Alert Fatigue: Your Team Ignored 14 Alerts Before the Real One Fired
At 2:47 AM, an alert fired. The on-call engineer saw it, noted it was the 15th monitoring alert that week, assumed it was another false positive, and went back to sleep. It wasn't a false positive. The checkout had been down for 11 minutes by the time a user's support ticket came in at 6:15 AM.
This is not a story about a lazy engineer. It is a story about a monitoring system that trained its users to ignore it.
Alert fatigue is well-documented in SRE and DevOps literature, but most teams treat it as an attitude problem — "we need to respond to alerts faster" — rather than a systems design problem.
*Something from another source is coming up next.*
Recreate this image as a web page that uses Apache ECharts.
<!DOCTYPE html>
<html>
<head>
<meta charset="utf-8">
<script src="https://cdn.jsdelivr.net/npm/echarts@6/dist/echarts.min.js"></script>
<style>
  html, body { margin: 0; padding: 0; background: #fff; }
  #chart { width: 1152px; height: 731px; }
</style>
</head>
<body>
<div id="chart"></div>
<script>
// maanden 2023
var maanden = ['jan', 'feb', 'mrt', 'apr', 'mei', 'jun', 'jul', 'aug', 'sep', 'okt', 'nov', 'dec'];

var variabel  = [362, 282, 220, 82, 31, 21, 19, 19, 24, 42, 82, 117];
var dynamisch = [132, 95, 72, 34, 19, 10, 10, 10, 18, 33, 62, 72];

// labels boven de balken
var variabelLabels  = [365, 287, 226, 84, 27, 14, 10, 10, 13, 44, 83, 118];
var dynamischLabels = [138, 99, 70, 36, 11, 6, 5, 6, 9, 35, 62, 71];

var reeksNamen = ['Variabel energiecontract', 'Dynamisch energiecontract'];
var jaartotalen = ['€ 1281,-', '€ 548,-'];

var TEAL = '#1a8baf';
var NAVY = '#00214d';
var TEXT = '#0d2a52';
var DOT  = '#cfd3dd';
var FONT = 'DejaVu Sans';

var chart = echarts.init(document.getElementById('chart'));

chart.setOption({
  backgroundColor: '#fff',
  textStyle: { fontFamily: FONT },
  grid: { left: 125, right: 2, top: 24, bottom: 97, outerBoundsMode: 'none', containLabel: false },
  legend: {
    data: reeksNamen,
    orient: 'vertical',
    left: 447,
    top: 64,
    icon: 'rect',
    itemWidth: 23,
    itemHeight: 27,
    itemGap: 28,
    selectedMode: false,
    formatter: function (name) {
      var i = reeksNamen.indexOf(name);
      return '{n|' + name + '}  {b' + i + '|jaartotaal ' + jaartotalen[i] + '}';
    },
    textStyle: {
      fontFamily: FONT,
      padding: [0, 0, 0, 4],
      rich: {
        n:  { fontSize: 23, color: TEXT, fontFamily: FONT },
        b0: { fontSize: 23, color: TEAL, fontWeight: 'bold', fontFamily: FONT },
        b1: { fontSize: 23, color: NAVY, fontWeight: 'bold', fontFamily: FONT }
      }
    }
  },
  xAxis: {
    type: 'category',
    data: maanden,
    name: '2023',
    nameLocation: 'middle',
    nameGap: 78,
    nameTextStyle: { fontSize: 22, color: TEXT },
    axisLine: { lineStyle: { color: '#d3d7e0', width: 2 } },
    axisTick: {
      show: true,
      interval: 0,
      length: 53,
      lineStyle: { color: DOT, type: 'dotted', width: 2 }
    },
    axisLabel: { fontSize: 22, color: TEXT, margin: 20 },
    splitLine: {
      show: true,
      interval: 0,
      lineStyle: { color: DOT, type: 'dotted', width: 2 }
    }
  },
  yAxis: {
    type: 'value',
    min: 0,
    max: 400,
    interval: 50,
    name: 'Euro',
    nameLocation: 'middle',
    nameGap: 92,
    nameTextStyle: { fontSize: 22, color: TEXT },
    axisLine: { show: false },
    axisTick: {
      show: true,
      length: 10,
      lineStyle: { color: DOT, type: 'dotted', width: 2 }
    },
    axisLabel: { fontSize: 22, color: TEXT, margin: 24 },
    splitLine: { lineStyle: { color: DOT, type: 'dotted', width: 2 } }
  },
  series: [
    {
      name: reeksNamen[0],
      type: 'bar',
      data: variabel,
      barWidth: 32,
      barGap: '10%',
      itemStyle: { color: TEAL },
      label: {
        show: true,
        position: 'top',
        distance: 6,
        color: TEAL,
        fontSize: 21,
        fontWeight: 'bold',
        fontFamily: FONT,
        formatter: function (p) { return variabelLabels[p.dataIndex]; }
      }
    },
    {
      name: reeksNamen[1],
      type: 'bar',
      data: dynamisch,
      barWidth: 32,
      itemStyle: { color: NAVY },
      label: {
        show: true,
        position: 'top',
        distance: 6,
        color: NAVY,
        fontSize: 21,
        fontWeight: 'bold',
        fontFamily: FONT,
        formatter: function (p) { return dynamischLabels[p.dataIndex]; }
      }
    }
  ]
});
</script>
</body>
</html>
The engineers ignored the alert because the system had been reliably wrong 14 times that week. Their judgment was rational. The monitoring system was irrational.
Here is why it happens, what it actually costs, and how to fix it.
What Alert Fatigue Actually Costs
Alert fatigue has two direct costs that most teams quantify poorly.
Cost 1: Delayed detection of real incidents. Every minute of MTTD above your minimum baseline costs money — in support tickets, in churn, in SLA exposure. A team with alert fatigue has elevated MTTD because engineers don't immediately act on alerts; they evaluate whether the alert is likely real before responding. This evaluation window is typically 5–20 minutes.
For a $2M ARR SaaS product, adding 15 minutes to your average MTTD across 3 incidents per year costs approximately $15,000 in additional incident impact (see How Much Is One Hour of Downtime Actually Costing Your SaaS?).
Cost 2: On-call burnout. Being paged for false positives at 2 AM is demoralising. It erodes the trust that on-call rotations depend on. Engineers start muting monitoring channels. On-call becomes a dreaded rotation rather than a professional responsibility. This drives attrition, and replacing an experienced engineer costs $150,000–$300,000 when you include recruiting, onboarding, and ramp-up.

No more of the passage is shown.